Illustration by Nico Orgain
In October of 2017, Yvette Felarca, a teacher at Martin Luther King Jr. Middle School, and two of her coworkers sued the Berkeley Unified School District (BUSD), King Principal Janet Levenson, and Superintendent Donald Evans. The case concerned Judicial Watch, a far-right organization, which had requested that BUSD release any and all records they maintained in connection to Felarca. She later responded, stating that the release of those records would be a violation of her privacy, and a blatant attempt to restrict her well-known activism. She, alongside two other King staff members, Lori Nixon and Larry Stefl, brought charges against BUSD in an attempt to keep those records private. On October 19, 2018, the courts ruled against Felarca, stating that those files belonged under public records.
This was not the first situation publicized regarding Felarca’s activism. In September of 2016, assault charges were brought against her in connection to a white supremacist rally in Sacramento, which she attended as a form of counter protest. According to witnesses and video evidence, she repeatedly punched and verbally assaulted a man holding a neo-nazi flag. This situation led to BUSD placing her on temporary leave while an investigation took place. “We received a flood of emails and phone calls telling us to fire her,” said Levenson following the event. “One of the people who contacted me threatened to harm students.” Despite all of this, Felarca was reinstated approximately three months later.
However, the extent of threats made towards King students and staff were only released to the public after Felarca lost the lawsuit.

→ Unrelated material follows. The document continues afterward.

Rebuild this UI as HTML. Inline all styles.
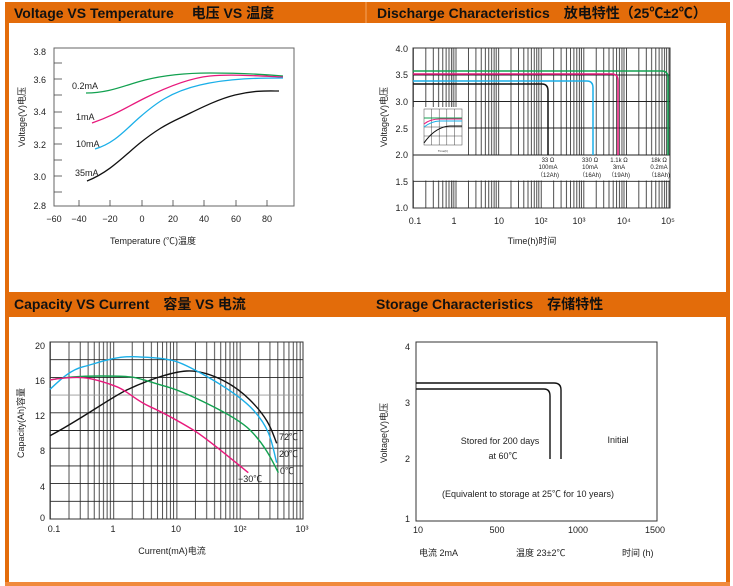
<!DOCTYPE html>
<html><head><meta charset="utf-8"><style>
html,body{margin:0;padding:0;background:#fff;}
svg{display:block;font-family:"Liberation Sans","Noto Sans CJK SC",sans-serif;}
.h{font-family:"Liberation Sans","Noto Sans CJK SC",sans-serif;font-weight:bold;font-size:14px;fill:#111;}
.t{font-size:9px;fill:#222;}
.s{font-size:6px;fill:#222;}
</style></head><body>
<svg width="733" height="586" viewBox="0 0 733 586" xmlns="http://www.w3.org/2000/svg">
<defs>
<pattern id="lg2" x="413" y="0" width="42.6" height="600" patternUnits="userSpaceOnUse">
<g stroke="#222" stroke-width="0.8">
<line x1="0.4" y1="0" x2="0.4" y2="600"/><line x1="12.8" y1="0" x2="12.8" y2="600"/><line x1="20.3" y1="0" x2="20.3" y2="600"/><line x1="25.6" y1="0" x2="25.6" y2="600"/><line x1="29.8" y1="0" x2="29.8" y2="600"/><line x1="33.1" y1="0" x2="33.1" y2="600"/><line x1="36" y1="0" x2="36" y2="600"/><line x1="38.5" y1="0" x2="38.5" y2="600"/><line x1="40.6" y1="0" x2="40.6" y2="600"/></g></pattern>
<pattern id="lg3" x="50" y="0" width="63.25" height="600" patternUnits="userSpaceOnUse">
<g stroke="#222" stroke-width="0.8">
<line x1="0.4" y1="0" x2="0.4" y2="600"/><line x1="19" y1="0" x2="19" y2="600"/><line x1="30.2" y1="0" x2="30.2" y2="600"/><line x1="38.1" y1="0" x2="38.1" y2="600"/><line x1="44.2" y1="0" x2="44.2" y2="600"/><line x1="49.2" y1="0" x2="49.2" y2="600"/><line x1="53.5" y1="0" x2="53.5" y2="600"/><line x1="57.1" y1="0" x2="57.1" y2="600"/><line x1="60.4" y1="0" x2="60.4" y2="600"/></g></pattern>
</defs>
<!-- frames -->
<rect x="5" y="2" width="722" height="21" fill="#E36C0A"/>
<rect x="5" y="292" width="722" height="25" fill="#E36C0A"/>
<line x1="366" y1="2" x2="366" y2="23" stroke="#f4a460" stroke-width="1"/>
<rect x="5" y="23" width="4" height="563" fill="#E36C0A"/>
<rect x="726" y="2" width="4" height="584" fill="#E36C0A"/>
<rect x="5" y="582" width="725" height="4" fill="#F08A3C"/>
<text class="h" x="14" y="18">Voltage VS Temperature　 电压 VS  温度</text>
<text class="h" x="377" y="18">Discharge Characteristics　放电特性（25℃±2℃）</text>
<text class="h" x="14" y="309">Capacity VS Current　容量 VS  电流</text>
<text class="h" x="376" y="309">Storage Characteristics　存储特性</text>

<!-- Chart 1 -->
<rect x="54" y="48" width="240" height="158" fill="none" stroke="#666" stroke-width="1"/>
<g stroke="#444" stroke-width="0.8">
<line x1="54" y1="63" x2="62" y2="63"/><line x1="54" y1="79" x2="62" y2="79"/><line x1="54" y1="95" x2="62" y2="95"/><line x1="54" y1="112" x2="62" y2="112"/><line x1="54" y1="128" x2="62" y2="128"/><line x1="54" y1="144" x2="62" y2="144"/><line x1="54" y1="160" x2="62" y2="160"/><line x1="54" y1="176" x2="62" y2="176"/><line x1="54" y1="192" x2="62" y2="192"/>
<line x1="79" y1="200" x2="79" y2="206"/><line x1="110" y1="200" x2="110" y2="206"/><line x1="142" y1="200" x2="142" y2="206"/><line x1="173" y1="200" x2="173" y2="206"/><line x1="204" y1="200" x2="204" y2="206"/><line x1="236" y1="200" x2="236" y2="206"/><line x1="267" y1="200" x2="267" y2="206"/>
</g>
<g class="t" text-anchor="end">
<text x="46" y="55">3.8</text><text x="46" y="83">3.6</text><text x="46" y="115">3.4</text><text x="46" y="148">3.2</text><text x="46" y="180">3.0</text><text x="46" y="209">2.8</text></g>
<g class="t" text-anchor="middle">
<text x="54" y="222">−60</text><text x="79" y="222">−40</text><text x="110" y="222">−20</text><text x="142" y="222">0</text><text x="173" y="222">20</text><text x="204" y="222">40</text><text x="236" y="222">60</text><text x="267" y="222">80</text>
<text x="153" y="244">Temperature (℃)温度</text></g>
<text class="t" transform="translate(25,117) rotate(-90)" text-anchor="middle">Voltage(V)电压</text>
<g fill="none" stroke-width="1.3">
<path d="M86,93 C110,93 125,85 145,80 S190,73 210,73 S260,74 283,76" stroke="#12A150"/>
<path d="M92,123 C115,115 125,108 145,98 S190,78 210,76 S260,76 283,77" stroke="#E8197C"/>
<path d="M95,149 C115,143 125,130 140,117 S170,92 200,85 S260,78 283,78" stroke="#1AAFE8"/>
<path d="M87,181 C110,172 125,155 140,143 S165,125 180,118 S215,100 235,95 S270,91 279,91" stroke="#111"/>
</g>
<g class="t"><text x="72" y="89">0.2mA</text><text x="76" y="120">1mA</text><text x="76" y="147">10mA</text><text x="75" y="176">35mA</text></g>

<!-- Chart 2 -->
<rect x="413" y="48" width="257" height="160" fill="url(#lg2)"/>
<rect x="452" y="48" width="4" height="160" fill="#aaa" opacity="0.6"/>
<rect x="621" y="48" width="4" height="160" fill="#aaa" opacity="0.6"/>
<rect x="413" y="107" width="55" height="48" fill="#fff"/>
<rect x="413" y="155.5" width="257" height="25" fill="#fff"/>
<g stroke="#222" stroke-width="0.9">
<line x1="413" y1="75" x2="670" y2="75"/><line x1="413" y1="101.5" x2="670" y2="101.5"/><line x1="468" y1="128" x2="670" y2="128"/><line x1="413" y1="155" x2="670" y2="155"/><line x1="413" y1="181.3" x2="670" y2="181.3"/>
</g>
<rect x="413" y="48" width="257" height="160" fill="none" stroke="#333" stroke-width="1"/>
<!-- inset -->
<g stroke="#444" stroke-width="0.5" fill="none">
<rect x="424" y="109" width="38" height="36"/>
<line x1="424" y1="118" x2="462" y2="118"/><line x1="424" y1="127" x2="462" y2="127"/><line x1="424" y1="136" x2="462" y2="136"/>
<line x1="431.6" y1="109" x2="431.6" y2="145"/><line x1="439.2" y1="109" x2="439.2" y2="145"/><line x1="446.8" y1="109" x2="446.8" y2="145"/><line x1="454.4" y1="109" x2="454.4" y2="145"/>
</g>
<path d="M424,118 L462,118" stroke="#12A150" fill="none"/>
<path d="M424,124 Q430,119 440,119 L462,119" stroke="#E8197C" fill="none"/>
<path d="M424,127 Q432,121 440,121 L462,121" stroke="#1AAFE8" fill="none"/>
<path d="M424,143 Q435,127 450,126 L462,126" stroke="#111" fill="none"/>
<text x="443" y="152" font-size="3" text-anchor="middle" fill="#333">Time(h)</text>
<g fill="none" stroke-width="1.5">
<path d="M413,71 L662,71 Q668,71 668,78 L668,155" stroke="#12A150"/>
<path d="M413,74 L612,74 Q618,74 618,81 L618,155" stroke="#E8197C"/>
<path d="M413,81 L587,81 Q593,81 593,88 L593,155" stroke="#1AAFE8"/>
<path d="M413,84 L542,84 Q548,84 548,91 L548,155" stroke="#111"/>
</g>
<g class="s" text-anchor="middle">
<text x="548" y="162">33 Ω</text><text x="548" y="169">100mA</text><text x="548" y="177">（12Ah)</text>
<text x="590" y="162">330 Ω</text><text x="590" y="169">10mA</text><text x="590" y="177">（16Ah)</text>
<text x="619" y="162">1.1k Ω</text><text x="619" y="169">3mA</text><text x="619" y="177">（19Ah)</text>
<text x="659" y="162">18k Ω</text><text x="659" y="169">0.2mA</text><text x="659" y="177">（18Ah)</text></g>
<g class="t" text-anchor="end">
<text x="408" y="52">4.0</text><text x="408" y="78">3.5</text><text x="408" y="105">3.0</text><text x="408" y="132">2.5</text><text x="408" y="158">2.0</text><text x="408" y="185">1.5</text><text x="408" y="211">1.0</text></g>
<g class="t" text-anchor="middle">
<text x="415" y="224">0.1</text><text x="454" y="224">1</text><text x="499" y="224">10</text><text x="541" y="224">10²</text><text x="579" y="224">10³</text><text x="624" y="224">10⁴</text><text x="668" y="224">10⁵</text>
<text x="532" y="244">Time(h)时间</text></g>
<text class="t" transform="translate(387,117) rotate(-90)" text-anchor="middle">Voltage(V)电压</text>

<!-- Chart 3 -->
<rect x="50" y="342" width="253" height="177" fill="url(#lg3)"/>
<g stroke="#222" stroke-width="0.9">
<line x1="50" y1="359.7" x2="303" y2="359.7"/><line x1="50" y1="377.4" x2="303" y2="377.4"/><line x1="50" y1="395.1" x2="303" y2="395.1" stroke="#999"/><line x1="50" y1="412.8" x2="303" y2="412.8"/><line x1="50" y1="430.5" x2="303" y2="430.5"/><line x1="50" y1="448.2" x2="303" y2="448.2"/><line x1="50" y1="465.9" x2="303" y2="465.9"/><line x1="50" y1="483.6" x2="303" y2="483.6"/><line x1="50" y1="501.3" x2="303" y2="501.3"/>
</g>
<rect x="50" y="342" width="253" height="177" fill="none" stroke="#333" stroke-width="1"/>
<g fill="none" stroke-width="1.4" stroke-linejoin="round">
<path d="M50,435.7 C80,420 110,398 126.7,390 S170,372 186.7,371 S230,380 250,400 S272,432 276.7,443.3" stroke="#111"/>
<path d="M50,389.3 C60,380 70,370 83.3,366.7 S115,356 133.3,356.7 S165,358 176.7,361.7 S235,390 253.3,410 S272,445 276.7,462.7" stroke="#1AAFE8"/>
<path d="M50,380 C65,377 85,376 100,376 S125,376 133.3,377.3 S150,382 166.7,386.7 S235,415 250,430 S272,460 278.3,472.7" stroke="#12A150"/>
<path d="M50,380 C60,378 75,377 83.3,377.7 S105,382 116.7,386.7 S135,400 150,406.7 S180,422 193.3,430 S235,462 248.3,472.7" stroke="#E8197C"/>
</g>
<g class="t"><text x="279" y="440">72℃</text><text x="279" y="457">20℃</text><text x="280" y="474">0℃</text><text x="238" y="482">−30℃</text></g>
<g class="t" text-anchor="end">
<text x="45" y="349">20</text><text x="45" y="384">16</text><text x="45" y="419">12</text><text x="45" y="454">8</text><text x="45" y="490">4</text><text x="45" y="521">0</text></g>
<g class="t" text-anchor="middle">
<text x="54" y="532">0.1</text><text x="113" y="532">1</text><text x="176" y="532">10</text><text x="240" y="532">10²</text><text x="302" y="532">10³</text>
<text x="172" y="554">Current(mA)电流</text></g>
<text class="t" transform="translate(24,423) rotate(-90)" text-anchor="middle">Capacity(Ah)容量</text>

<!-- Chart 4 -->
<rect x="416" y="342" width="241" height="179" fill="none" stroke="#333" stroke-width="1"/>
<g fill="none" stroke="#111" stroke-width="1.4">
<path d="M416,383 L554,383 Q561,383 561,390 L561,459"/>
<path d="M416,389 L544,389 Q550,389 550,396 L550,459"/>
</g>
<g class="t" text-anchor="end"><text x="410" y="350">4</text><text x="410" y="406">3</text><text x="410" y="462">2</text><text x="410" y="522">1</text></g>
<g class="t" text-anchor="middle">
<text x="418" y="533">10</text><text x="497" y="533">500</text><text x="578" y="533">1000</text><text x="655" y="533">1500</text>
<text x="500" y="444">Stored for 200 days</text><text x="503" y="459">at 60℃</text><text x="618" y="443">Initial</text>
<text x="528" y="497">(Equivalent to storage at 25℃ for 10 years)</text></g>
<g class="t"><text x="419" y="556">电流  2mA</text><text x="516" y="556">温度  23±2℃</text><text x="622" y="556">时间 (h)</text></g>
<text class="t" transform="translate(387,433) rotate(-90)" text-anchor="middle">Voltage(V)电压</text>
</svg>
</body></html>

In October of 2017, the far-right group, Judicial Watch, which is best known for its campaign to release emails concerning Hillary Clinton, requested to view Felarca’s personnel file, as well as any emails written by district and school staff that had any relation to her and her activism for a radical group called By Any Means Necessary (BAMN). Felarca responded, with support from Nixon and Stefl, by suing BUSD and King Administrators, in order to keep those files private, as she believed that Judicial Watch intended to gain information on her political affiliations. “We’ve seen how BUSD has gone after Ms. Felarca’s livelihood and it makes people think twice about organizing politically outside of work,” said Nixon of the decision.
One year after filing this lawsuit, Judge Vince Chhabria ruled against Felarca, claiming that his decision was not a difficult one, as all the records that she sought to withhold or redact were public information that Felarca could not stop the district from disclosing. However, though she did not win this lawsuit, Felarca appears to instead focus on the impact this fight had on her community. “Mass movements of people who have stood against injustice have shaped history for the better, and that will continue to be true today,” Felarca said.
Following the lost lawsuit, according to King administrators, hundreds of hours of staff time and district funds have been spent on collecting these records. Despite this setback, Felarca does not appear to have given up hope. According to her, Berkeley activists have refused to accept this as a loss. “This is far from over. It’s clear that as long we keep fighting, we will win more in the future,” Felarca said.